Search code examples
pythonscikit-learncython

sklearn internals access cython classes and functions


I am interested in testing out many of the internal classes and functions defined within sklearn (eg. maybe add print statement to the treebuilder so I can see how the tree got built). However as many of the internals were written in Cython, I want to learn what is the best practices and workflows of testing out the functions in Jupyter notebook.

For example, I managed to import the Stack class from the tree._utils module. I was even able to construct it but unable to call any of the methods. Any thoughts on what I should do in order to call and test the cdef classes and its methods in Python?

%%cython 
from sklearn.tree import _utils
s = _utils.Stack(10)
print(s.top())
# AttributeError: 'sklearn.tree._utils.Stack' object has no attribute 'top'

Solution

  • There are some problems which must be solved in order to be able to use c-interfaces of the internal classes.

    First problem (skip if your sklearn version is >=0.21.x):

    Until version 0.21.x sklearn used implicit relative imports (as in Python2), compiling it with Cython's language_level=3 (default in IPython3) would not work - so setting language_level=2 is needed for versions < 0.21.x (i.e. %cython -2) or even better, scikit-learn should be updated.

    Second problem:

    We need to include path to numpy-headers. Let's take a look at a simpler version:

    %%cython 
    from sklearn.tree._tree cimport Node
    print("loaded")
    

    which fails with nothing saying error "command 'gcc' failed with exit status 1" - but the real reason can be seen in the terminal, where gcc outputs its error message (and not to notebook):

    fatal error: numpy/arrayobject.h: No such file or directory compilation terminated.

    _tree.pxd uses numpy-API and thus we need to provide the location of numpy-headers.

    That means we need to add include_dirs=[numpy.get_include()] to Extension definition. There are two ways to do it in %%cython-magic, via -I option:

    %%cython -I <path from numpy.get_include()>
    ...
    

    or somewhat dirtier trick, exploiting that %%cython magic will add the include automatically when it sees string "numpy", by adding a comment like

    %%cython 
    # requires numpy headers
    ... 
    

    is enough.

    Last but not least:

    Note: since 0.22 this is no longer an issue as pxd-files are included into the installation (see this).

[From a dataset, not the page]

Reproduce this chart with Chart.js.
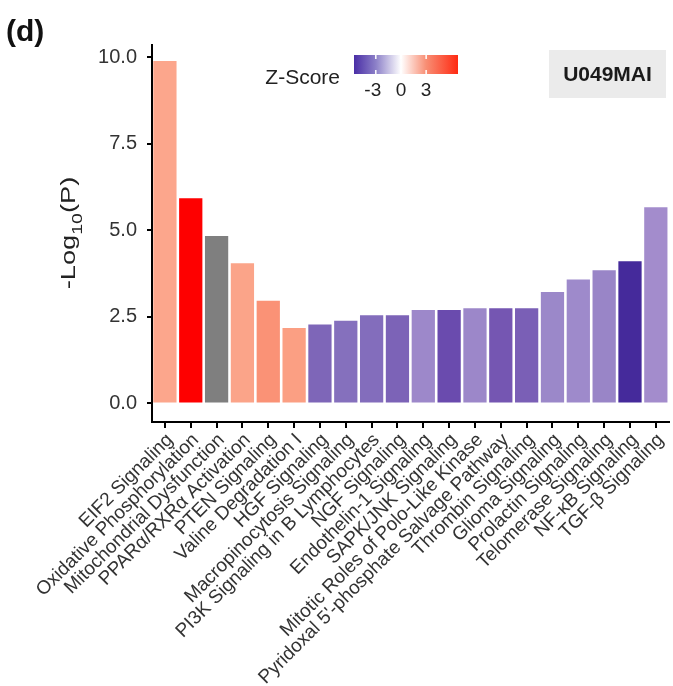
<!DOCTYPE html>
<html>
<head>
<meta charset="utf-8">
<script src="https://cdn.jsdelivr.net/npm/chart.js@4/dist/chart.umd.min.js"></script>
<style>
  html, body { margin: 0; padding: 0; background: #ffffff; }
  #wrap { width: 673px; height: 686px; }
</style>
</head>
<body>
<div id="wrap"><canvas id="chart" width="673" height="686"></canvas></div>
<script>
// Canonical pathways, ordered as plotted
const pathways = [
  'EIF2 Signaling',
  'Oxidative Phosphorylation',
  'Mitochondrial Dysfunction',
  'PPARα/RXRα Activation',
  'PTEN Signaling',
  'Valine Degradation I',
  'HGF Signaling',
  'Macropinocytosis Signaling',
  'PI3K Signaling in B Lymphocytes',
  'NGF Signaling',
  'Endothelin-1 Signaling',
  'SAPK/JNK Signaling',
  'Mitotic Roles of Polo-Like Kinase',
  "Pyridoxal 5'-phosphate Salvage Pathway",
  'Thrombin Signaling',
  'Glioma Signaling',
  'Prolactin Signaling',
  'Telomerase Signaling',
  'NF-κB Signaling',
  'TGF-β Signaling'
];

// -log10(p) per pathway
const negLogP = [9.9, 5.93, 4.84, 4.05, 2.97, 2.18, 2.28, 2.39, 2.55, 2.55,
                 2.7, 2.7, 2.75, 2.75, 2.75, 3.22, 3.58, 3.85, 4.11, 5.67];

// Bar fill per pathway, taken from the z-score colour scale (grey = no z-score)
const barColors = [
  '#fca68c', '#fe0000', '#7f7f7f', '#fba489', '#fa9276', '#fb9f83',
  '#7e66b8', '#8570bd', '#836dbc', '#7c63b7', '#9d88ca', '#6a4bae',
  '#9c87c9', '#7556b2', '#7a5fb6', '#9b88c9', '#9e8acb', '#9985c7',
  '#452a9b', '#a38ccc'
];

const yTicks = [0, 2.5, 5, 7.5, 10];
const zTicks = [-3, 0, 3];
const zRange = [-5.6, 6.8];
const panelTag = '(d)';
const sampleName = 'U049MAI';
const legendTitle = 'Z-Score';

const FONT = '"Liberation Sans", Arial, Helvetica, sans-serif';

// Panel tag, y-axis title with subscript, z-score colour bar and sample box
const overlay = {
  id: 'overlay',
  afterDraw(chart) {
    const ctx = chart.ctx;
    ctx.save();

    // panel tag
    ctx.fillStyle = '#111';
    ctx.textBaseline = 'alphabetic';
    ctx.textAlign = 'left';
    ctx.font = 'bold 30px ' + FONT;
    ctx.fillText(panelTag, 6, 41);

    // y-axis title: -Log10(P)
    ctx.save();
    ctx.translate(75, 233);
    ctx.rotate(-Math.PI / 2);
    ctx.scale(1.3, 1);
    ctx.fillStyle = '#222';
    const big = '21px ' + FONT, small = '15px ' + FONT;
    ctx.font = big;
    const w1 = ctx.measureText('-Log').width;
    const w3 = ctx.measureText('(P)').width;
    ctx.font = small;
    const w2 = ctx.measureText('10').width;
    let x = -(w1 + w2 + w3) / 2;
    ctx.font = big;
    ctx.fillText('-Log', x, 0); x += w1;
    ctx.font = small;
    ctx.fillText('10', x, 7); x += w2;
    ctx.font = big;
    ctx.fillText('(P)', x, 0);
    ctx.restore();

    // colour bar legend
    const bx = 354, by = 55, bw = 104, bh = 19;
    const zToX = z => bx + (z - zRange[0]) / (zRange[1] - zRange[0]) * bw;
    const grad = ctx.createLinearGradient(bx, 0, bx + bw, 0);
    const f = z => (z - zRange[0]) / (zRange[1] - zRange[0]);
    grad.addColorStop(0, '#4a2ea6');
    grad.addColorStop(f(-3), '#8c80c8');
    grad.addColorStop(f(0), '#ffffff');
    grad.addColorStop(f(3), '#f88e74');
    grad.addColorStop(1, '#ff2a12');
    ctx.fillStyle = grad;
    ctx.fillRect(bx, by, bw, bh);
    ctx.strokeStyle = '#ffffff';
    ctx.lineWidth = 1.5;
    zTicks.forEach(z => {
      const tx = zToX(z);
      ctx.beginPath();
      ctx.moveTo(tx, by); ctx.lineTo(tx, by + 4);
      ctx.moveTo(tx, by + bh); ctx.lineTo(tx, by + bh - 4);
      ctx.stroke();
    });
    ctx.fillStyle = '#222';
    ctx.font = '19px ' + FONT;
    ctx.textAlign = 'center';
    ctx.textBaseline = 'middle';
    zTicks.forEach(z => ctx.fillText(String(z), zToX(z) - (z < 0 ? 3 : 0), 91));
    ctx.font = '21px ' + FONT;
    ctx.textAlign = 'right';
    ctx.fillText(legendTitle, 340, 78);

    // sample label box
    ctx.fillStyle = '#ebebeb';
    ctx.fillRect(549, 50, 117, 48);
    ctx.fillStyle = '#1a1a1a';
    ctx.font = 'bold 21px ' + FONT;
    ctx.textAlign = 'center';
    ctx.fillText(sampleName, 607.5, 75);

    ctx.restore();
  }
};

new Chart(document.getElementById('chart'), {
  type: 'bar',
  data: {
    labels: pathways,
    datasets: [{
      data: negLogP,
      backgroundColor: barColors,
      borderWidth: 0,
      barPercentage: 0.9,
      categoryPercentage: 1.0
    }]
  },
  options: {
    responsive: false,
    animation: false,
    devicePixelRatio: 1,
    layout: { padding: { top: 45, right: 2, left: 0, bottom: 0 } },
    plugins: { legend: { display: false }, tooltip: { enabled: false } },
    scales: {
      x: {
        grid: { drawOnChartArea: false, offset: false, color: '#000', lineWidth: 2, tickLength: 6 },
        border: { color: '#000', width: 2 },
        ticks: {
          autoSkip: false, maxRotation: 45, minRotation: 45,
          color: '#333', padding: 1, labelOffset: 5,
          font: { family: FONT, size: 19 }
        },
        afterFit(s) { s.height = 264; }
      },
      y: {
        min: -0.535, max: 10.36,
        afterBuildTicks(s) { s.ticks = yTicks.map(v => ({ value: v })); },
        grid: { drawOnChartArea: false, color: '#000', lineWidth: 2, tickLength: 5 },
        border: { color: '#000', width: 2 },
        ticks: {
          color: '#333', padding: 10,
          font: { family: FONT, size: 20 },
          callback: v => Number(v).toFixed(1)
        },
        afterFit(s) { s.width = 152; }
      }
    }
  },
  plugins: [overlay]
});
</script>
</body>
</html>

    The pxd-files must be present in the installation for us to be able to cimport them. This is the case for pxd-files from the sklearn.tree subpackage, as one can see in the local setup.py-file (given this PR, this seems to be more or less a random decision without a strategy behind):

    ...
    config.add_data_files("_criterion.pxd")
    config.add_data_files("_splitter.pxd")
    config.add_data_files("_tree.pxd")
    config.add_data_files("_utils.pxd")
    ...
    

    but not for some other cython-extensions, in particular not for sklearn.neighbors-subpackage. Now, that is a problem for your example:

    %%cython 
    # requires numpy headers 
    from sklearn.tree._utils cimport Stack
    s = Stack(10)
    print(s.top())
    

    fails to be cythonized, because _utils.pxd cimports data structures from neighbors/*.pxd's:

    ...
    from sklearn.neighbors.quad_tree cimport Cell
    ...
    

    which are not present in the installation.

    The situation is described with more details in this SO-post, your options to build are (as described in the link)

    • copy pdx-files to installation
    • reinstall from the downloaded source with pip install -e
    • reinstall from the downloaded source after manipulating corresponding local setup.py-files.

    Another option is to ask the developers of sklearn to include pxd-files into the installation, so not only building but also distribution becomes possible.